Anyway, it got my brain spinning. As blackhat as Quadzilla is, I’ve got trickier things up my sleeve. First, let’s just make the assumption that he’s right and that it does help pagerank, which ends up driving more traffic. Alexa is still spyware and you probably don’t want it installed as his article suggests. Sure, you could throw it in a VMWare session but then you have to have a VMWare session set up just for that so it won’t take over the rest of your computer. So what are some alternatives?
Well unfortunately Quadzilla’s link is about a year old, so the link to the software that he suggested downloading as an alternative is long since gone. So I decided to do a little spying on Alexa to see what it does.
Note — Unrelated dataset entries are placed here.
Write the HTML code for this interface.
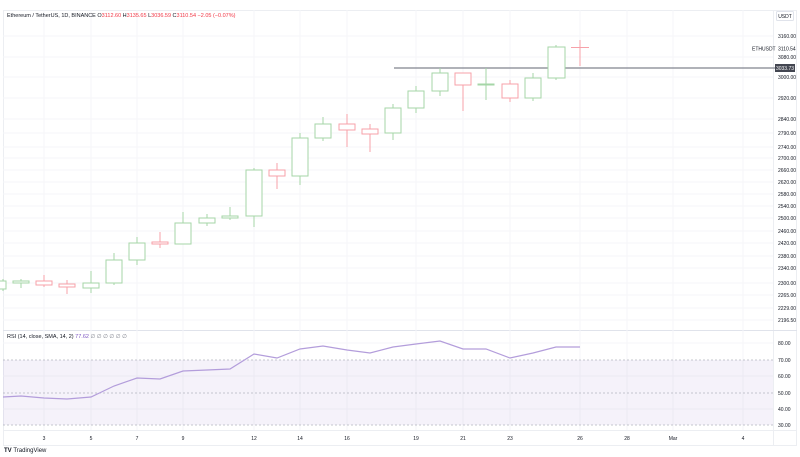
<!DOCTYPE html>
<html><head><meta charset="utf-8"><style>
html,body{margin:0;padding:0;background:#fff;width:800px;height:457px;overflow:hidden;font-family:"Liberation Sans",sans-serif;}
</style></head><body>
<svg width="800" height="457" xmlns="http://www.w3.org/2000/svg" font-family="Liberation Sans, sans-serif">
<rect width="800" height="457" fill="#fff"/>
<rect x="3.5" y="10.5" width="793" height="435" fill="none" stroke="#eceef2"/>
<line x1="773.5" y1="10" x2="773.5" y2="445" stroke="#eceef2"/>
<line x1="3" y1="330.5" x2="797" y2="330.5" stroke="#e0e3eb"/>
<line x1="3" y1="430.5" x2="797" y2="430.5" stroke="#eceef2"/>
<g stroke="#f5f6f8">
<line x1="44" y1="10" x2="44" y2="430"/><line x1="91" y1="10" x2="91" y2="430"/><line x1="137" y1="10" x2="137" y2="430"/><line x1="183" y1="10" x2="183" y2="430"/><line x1="254" y1="10" x2="254" y2="430"/><line x1="300" y1="10" x2="300" y2="430"/><line x1="347" y1="10" x2="347" y2="430"/><line x1="416" y1="10" x2="416" y2="430"/><line x1="463" y1="10" x2="463" y2="430"/><line x1="510" y1="10" x2="510" y2="430"/><line x1="580" y1="10" x2="580" y2="430"/><line x1="627" y1="10" x2="627" y2="430"/><line x1="673" y1="10" x2="673" y2="430"/><line x1="743" y1="10" x2="743" y2="430"/>
<line x1="3" y1="36" x2="773" y2="36"/><line x1="3" y1="57" x2="773" y2="57"/><line x1="3" y1="77" x2="773" y2="77"/><line x1="3" y1="98" x2="773" y2="98"/><line x1="3" y1="119" x2="773" y2="119"/><line x1="3" y1="133" x2="773" y2="133"/><line x1="3" y1="147" x2="773" y2="147"/><line x1="3" y1="158" x2="773" y2="158"/><line x1="3" y1="170" x2="773" y2="170"/><line x1="3" y1="182" x2="773" y2="182"/><line x1="3" y1="194" x2="773" y2="194"/><line x1="3" y1="206" x2="773" y2="206"/><line x1="3" y1="218" x2="773" y2="218"/><line x1="3" y1="231" x2="773" y2="231"/><line x1="3" y1="243" x2="773" y2="243"/><line x1="3" y1="256" x2="773" y2="256"/><line x1="3" y1="268" x2="773" y2="268"/><line x1="3" y1="283" x2="773" y2="283"/><line x1="3" y1="295" x2="773" y2="295"/><line x1="3" y1="308" x2="773" y2="308"/><line x1="3" y1="320" x2="773" y2="320"/>
<line x1="3" y1="343" x2="773" y2="343"/><line x1="3" y1="376" x2="773" y2="376"/><line x1="3" y1="409" x2="773" y2="409"/>
</g>
<text x="7" y="17" font-size="5.5" fill="#131722">Ethereum / TetherUS, 1D, BINANCE <tspan>O</tspan><tspan fill="#f23645">3112.60</tspan> H<tspan fill="#f23645">3135.65</tspan> L<tspan fill="#f23645">3036.59</tspan> C<tspan fill="#f23645">3110.54 −2.05 (−0.07%)</tspan></text>
<rect x="776.5" y="11.5" width="17" height="9" fill="#fff" stroke="#e0e3eb" rx="1"/>
<text x="785" y="18" font-size="5" fill="#131722" text-anchor="middle">USDT</text>
<g font-size="5" fill="#131722">
<text x="778" y="38">3160.00</text><text x="778" y="50.5">3110.54</text><text x="778" y="59">3080.00</text><text x="778" y="79">3000.00</text><text x="778" y="100">2920.00</text><text x="778" y="121">2840.00</text><text x="778" y="135">2790.00</text><text x="778" y="149">2740.00</text><text x="778" y="160">2700.00</text><text x="778" y="172">2660.00</text><text x="778" y="184">2620.00</text><text x="778" y="196">2580.00</text><text x="778" y="208">2540.00</text><text x="778" y="220">2500.00</text><text x="778" y="233">2460.00</text><text x="778" y="245">2420.00</text><text x="778" y="258">2380.00</text><text x="778" y="270">2340.00</text><text x="778" y="285">2300.00</text><text x="778" y="297">2265.00</text><text x="778" y="310">2229.00</text><text x="778" y="322">2196.50</text>
<text x="752" y="50.5">ETHUSDT</text>
<text x="778" y="345">80.00</text><text x="778" y="362">70.00</text><text x="778" y="378">60.00</text><text x="778" y="395">50.00</text><text x="778" y="411">40.00</text><text x="778" y="427">30.00</text>
</g>
<line x1="394" y1="68" x2="775" y2="68" stroke="#9598a1" stroke-width="1.5"/>
<rect x="775" y="64" width="20" height="8" fill="#434651"/>
<text x="785" y="70" font-size="5" fill="#fff" text-anchor="middle">3033.73</text>
<g stroke-width="1" fill="#fff">
<g stroke="#a5d6a7">
<line x1="3" y1="279" x2="3" y2="291"/><rect x="-5" y="281" width="11" height="8"/>
<line x1="21" y1="279" x2="21" y2="288"/><rect x="13" y="281" width="16" height="2"/>
<line x1="91" y1="271" x2="91" y2="293"/><rect x="83" y="283" width="16" height="5"/>
<line x1="114" y1="253" x2="114" y2="285"/><rect x="106" y="260" width="16" height="23"/>
<line x1="137" y1="237" x2="137" y2="265"/><rect x="129" y="243" width="16" height="17"/>
<line x1="183" y1="212" x2="183" y2="244"/><rect x="175" y="223" width="16" height="21"/>
<line x1="207" y1="214" x2="207" y2="226"/><rect x="199" y="218" width="16" height="5"/>
<line x1="230" y1="207" x2="230" y2="220"/><rect x="222" y="216" width="16" height="2"/>
<line x1="254" y1="168" x2="254" y2="227"/><rect x="246" y="170" width="16" height="46"/>
<line x1="300" y1="133" x2="300" y2="185"/><rect x="292" y="138" width="16" height="38"/>
<line x1="323" y1="117" x2="323" y2="141"/><rect x="315" y="124" width="16" height="14"/>
<line x1="393" y1="104" x2="393" y2="140"/><rect x="385" y="108" width="16" height="25"/>
<line x1="416" y1="86" x2="416" y2="113"/><rect x="408" y="91" width="16" height="17"/>
<line x1="440" y1="68" x2="440" y2="96"/><rect x="432" y="73" width="16" height="18"/>
<line x1="486" y1="68" x2="486" y2="100"/><rect x="478" y="84" width="16" height="1"/>
<line x1="533" y1="73" x2="533" y2="101"/><rect x="525" y="78" width="16" height="20"/>
<line x1="556" y1="45" x2="556" y2="80"/><rect x="548" y="47" width="17" height="31"/>
</g>
<g stroke="#f7a1a9">
<line x1="44" y1="275" x2="44" y2="287"/><rect x="36" y="281" width="16" height="4"/>
<line x1="67" y1="280" x2="67" y2="294"/><rect x="59" y="284" width="16" height="3"/>
<line x1="160" y1="232" x2="160" y2="248"/><rect x="152" y="242" width="16" height="2"/>
<line x1="277" y1="163" x2="277" y2="189"/><rect x="269" y="170" width="16" height="6"/>
<line x1="347" y1="114" x2="347" y2="147"/><rect x="339" y="124" width="16" height="6"/>
<line x1="370" y1="124" x2="370" y2="152"/><rect x="362" y="129" width="16" height="5"/>
<line x1="463" y1="73" x2="463" y2="111"/><rect x="455" y="73" width="16" height="12"/>
<line x1="510" y1="80" x2="510" y2="102"/><rect x="502" y="84" width="16" height="14"/>
<line x1="580" y1="40" x2="580" y2="66"/><line x1="571" y1="47.5" x2="589" y2="47.5"/>
</g>
</g>
<rect x="3" y="360" width="770" height="65" fill="#7e57c2" fill-opacity="0.08"/>
<g stroke="#b2b5be" stroke-dasharray="2,2" stroke-width="0.8">
<line x1="3" y1="360" x2="773" y2="360"/><line x1="3" y1="393" x2="773" y2="393"/><line x1="3" y1="425" x2="773" y2="425"/>
</g>
<polyline fill="none" stroke="#b39ddb" stroke-width="1.2" points="3,397 21,396 44,398 67,399 91,397 114,386 137,378 160,379 183,371 207,370 230,369 254,354 277,358 300,349 323,346 347,350 370,353 393,347 416,344 440,341 463,349 486,349 510,358 533,353 556,347 580,347"/>
<text x="7" y="338" font-size="5.5" fill="#131722">RSI (14, close, SMA, 14, 2) <tspan fill="#7e57c2">77.62</tspan> <tspan fill="#787b86">∅ ∅ ∅ ∅ ∅ ∅</tspan></text>
<g font-size="5" fill="#131722" text-anchor="middle">
<text x="44" y="440">3</text><text x="91" y="440">5</text><text x="137" y="440">7</text><text x="183" y="440">9</text><text x="254" y="440">12</text><text x="300" y="440">14</text><text x="347" y="440">16</text><text x="416" y="440">19</text><text x="463" y="440">21</text><text x="510" y="440">23</text><text x="580" y="440">26</text><text x="627" y="440">28</text><text x="673" y="440">Mar</text><text x="743" y="440">4</text>
</g>
<text x="4" y="452" font-size="6" fill="#131722" font-weight="bold">TV <tspan font-weight="normal">TradingView</tspan></text>
</svg>
</body></html>
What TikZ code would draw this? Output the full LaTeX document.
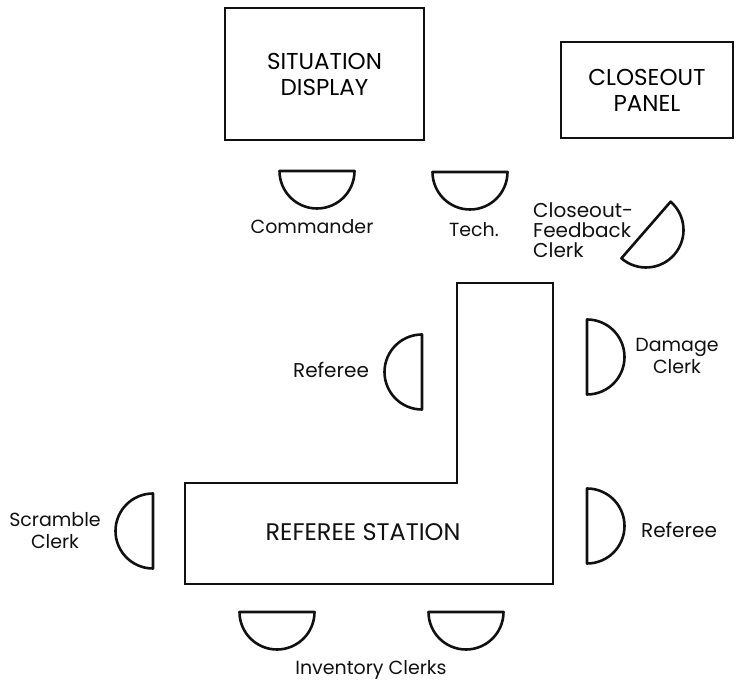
\documentclass[tikz,border=0pt]{standalone}
\usepackage{fontspec}
\setmainfont{Poppins}
\usepackage{tikz}
\definecolor{InkBlack}{RGB}{17,17,17}
\tikzset{
  panel/.style={draw=InkBlack,line width=2.6pt,align=center,inner sep=0pt,font=\fontsize{23}{26}\selectfont},
  station/.style={draw=InkBlack,line width=2.6pt,line join=miter},
  seatline/.style={draw=InkBlack,line width=2.6pt,line join=round},
  tag/.style={align=center,inner sep=0pt,text=InkBlack,font=\fontsize{19}{22}\selectfont},
  seat/.pic={\draw[seatline] (0pt,37.5pt) -- (0pt,-37.5pt) arc[start angle=-90,end angle=90,radius=37.5pt] -- cycle;}
}

\begin{document}
\begin{tikzpicture}[x=1pt,y=1pt]
\useasboundingbox (0,0) rectangle (736,685);
% display panels
\node[panel,minimum width=199pt,minimum height=132pt] (sitdisp) at (324.5,611) {SITUATION\\DISPLAY};
\node[panel,minimum width=172pt,minimum height=96pt] (closepanel) at (647,595) {CLOSEOUT\\PANEL};
% referee station (L shape)
\draw[station] (185,202) -- (457,202) -- (457,402) -- (553,402) -- (553,101) -- (185,101) -- cycle;
\node[tag,font=\fontsize{24}{26}\selectfont] (refstation) at (363,153) {REFEREE STATION};
% seats
\pic[rotate=270] (cmdrseat) at (317,514) {seat};
\pic[rotate=270] (techseat) at (470,513) {seat};
\pic[rotate=-41] (fbseat) at (646,455) {seat};
\pic[rotate=180] (refseatl) at (422,313) {seat};
\pic (dmgseat) at (587,328) {seat};
\pic[rotate=180] (scrseat) at (153,154) {seat};
\pic (refseatr) at (587,159) {seat};
\pic[rotate=270] (invseata) at (277,73) {seat};
\pic[rotate=270] (invseatb) at (466,73) {seat};
% labels
\node[tag] (cmdr) at (312,458) {Commander};
\node[tag] (tech) at (474,455) {Tech.};
\node[tag,align=left,anchor=west,font=\fontsize{20}{20}\selectfont] (fbclerk) at (533,455) {Closeout-\\Feedback\\Clerk};
\node[tag,font=\fontsize{20}{22}\selectfont] (refl) at (331,315) {Referee};
\node[tag] (dmgclerk) at (677,329) {Damage\\Clerk};
\node[tag] (scrclerk) at (55,154) {Scramble\\Clerk};
\node[tag,font=\fontsize{20}{22}\selectfont] (refr) at (679,155) {Referee};
\node[tag] (invclerks) at (371,15) {Inventory Clerks};
\end{tikzpicture}
\end{document}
Here’s what a normal Alexa packet looks like (click to enlarge):
Now let’s take a close look at this. It contains a link that I happened to be going to (the SEO section of my blog) and a bunch of variables. It also contains a User Agent that has the word Alexa in it. It contains a variable called twym65 that looks an aweful lot like a unique identifier, as well as a cookie. Well, let’s take a look at a couple of those GET requests side by side (I cleaned this up to remove the URL encoding):
- /data/sfqA41hH4oY0zp?cli=10&dat=snba&ver=7.0&cdt=alx_vw=20&wid=30040&act=00000000000 &ss=1024×768&bw=1000&t=0&ttl=6407&vis=1&rq=8&url=http://www.google.com/
- /data/sfqA41hH4oY0zp?cli=10&dat=snba&ver=7.0&cdt=alx_vw=20&wid=30040&act=00000000000 &ss=1024×768&bw=1000&t=0&ttl=3703&vis=1&rq=9&url=http://www.yahoo.com/
Well, I have a sneaking suspicion that Alexa gets spammed a lot. Here are some of their countermeasures. Firstly this includes the screen resolution in the variable “ss”, Secondly my bet is that rq is the request count since it increments. The TTL (time to live?) appears to be changing, so that could either be the time since the last request, or the time that the user visited the page, or something else (that would require more testing). The URL itself appears to be pretty unique, so that is probably unique per visitor. So it’s probably not worth attempting to spoof an Alexa toolbar without having already downloaded it. So what are our other options?
Well, the main goal here is to get Alexa to see more of your pages. Again, we are going on the assumption that Alexa helps page rank (something I am still unsure of). If that’s true, all we need to do is to get Alexa to see those pages. How about if we use Alexa against itself. Since it’s spyware it leaks a lot of information. One thing that doesn’t change depending on where it connects to is the User Agent. The User Agent prominantly declares that the user has Alexa installed. Okay, so what are the requirements that Alexa uses to determine if one of it’s spyware packets is to be sent?
The point being you can easily use Alexa against itself and increase your Alexa pagerank across many many sites without actually ever installing it once.